As you can see, it's more easier sometime to create your own module and put your own query. Of course, it's my opinion.
Good luck !
Julien Didelet
Founder
Weblaa.com
Coule one not use
Coule one not use hook_views_query_alter(&$view, &$query) to alter a views query to make it more efficient?
Canadaka.net
Developer time is way more
Developer time is way more expensive than hardware. The cost of rewriting your views is usually better spent in some other way. Especially since you loose a lot of flexibility and maintainability. If there are one or two cases where Views wasn't able to generate a good query and it's affecting your performance you can use some of its many hooks to alter things. See this recent post by Trellon on how to do that:
http://www.trellon.com/content/blog/view-views-api
--
Dave Hansen-Lange
Director of Technical Strategy, Advomatic.com
Pronouns: he/him/his
Huum I'm not sure with your
Huum I'm not sure with your remarks. Of course, you can sent less money at the beginning with the hardware but in fact in the time, probably invest some money and time to have clean and optimize code is better (hardware has a cost in time, developer cost is a one shot). It's my point of view.
Julien Didelet
Founder
Weblaa.com
Me too, is it possible?
Me too, is it possible? Generally Views's queries are too complex, so uneffient. When I try to split it into two queries (from a SELECT JOIN to a simple SELECT then a SELECT IN (...)), the execution time of this query drops from 700 ms to less than 100 ms. A lot of queries like that.

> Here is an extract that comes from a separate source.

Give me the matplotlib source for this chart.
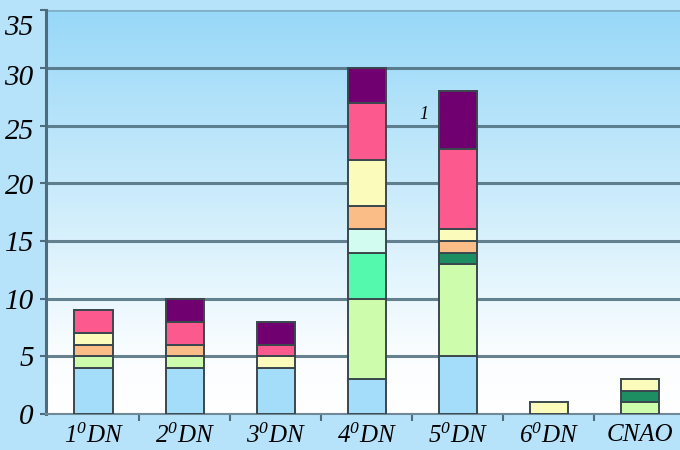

It sounds like you must be
It sounds like you must be doing something very complex. A query that takes 100ms is still probably waaaay too much. If it is affecting your overall performance you may need to look into a custom caching system where the cached data is refreshed on cron and the block/page always pulls from the cache.
--
Dave Hansen-Lange
Director of Technical Strategy, Advomatic.com
Pronouns: he/him/his
CCK in filters
Long story short if you take out the filters that use CCK then you get your speed back. Has to do with database indexes, joins and other fun things.
Give this a spin, only for Drupal 6.16+ ATM...
http://drupal.org/project/dbtuner
Sometime with Views, you can
Sometime with Views, you can have a complex query where the executive time is > 100 ms (or more)... And unfortunately, sometime, you cannot input your result in the cache. I'm working actually to create a crm where all results have to do in real time (with authenticated users). Impossible to use cache in this case. And if your database is big, you can have a problem. In this case, the only one solution I know is to create your own custom code inside your module. But if you know an other way, I'll be happy :).
Julien Didelet
Founder
Weblaa.com
For example, a Views with
For example, a Views with TermID + depth:
SELECT node.nid AS nid, node.sticky AS node_sticky, node.created AS node_createdFROM node node
WHERE (node.status <>0) AND (node.vid IN (
SELECT tn.vid
FROM term_node tn
LEFT JOIN term_hierarchy th ON th.tid = tn.tid
LEFT JOIN term_hierarchy th1 ON th.parent = th1.tid
WHERE tn.tid =40
OR th1.tid =40))
ORDER BY node_sticky DESC , node_created DESC
LIMIT 0,20
When I split it to SELECT only the first 20 vid, then SELECT nodes with thoses vid, speed increases by 500%. And there are queries with dozens of JOINs...
The problem with Views is it does complex queries that don't always use indexes (see http://hackmysql.com/case1). And sometimes, multiple queries are way faster than one complex.
Cache doesn't always help, neither. I have MySQL cache, Views cache and boost. But if there are queries that take extremely long time, a few requests to pages that aren't in cache can take server down by the too high iowait.
*Enable mysql's query cache
*Enable mysql's query cache in the my.cnf file
*Increase the query cache size
*Install APC
*Install memcached
*Get Squid or Varnish in place
*If migrating to pressflow make sure your database runs innoDB as default and convert all myISAM tables to innoDB
For 6000 nodes you really dont need to think about 3rd party search ... But if so see if you can install Apache Solr or Xapian.
Drupal Rocks !!!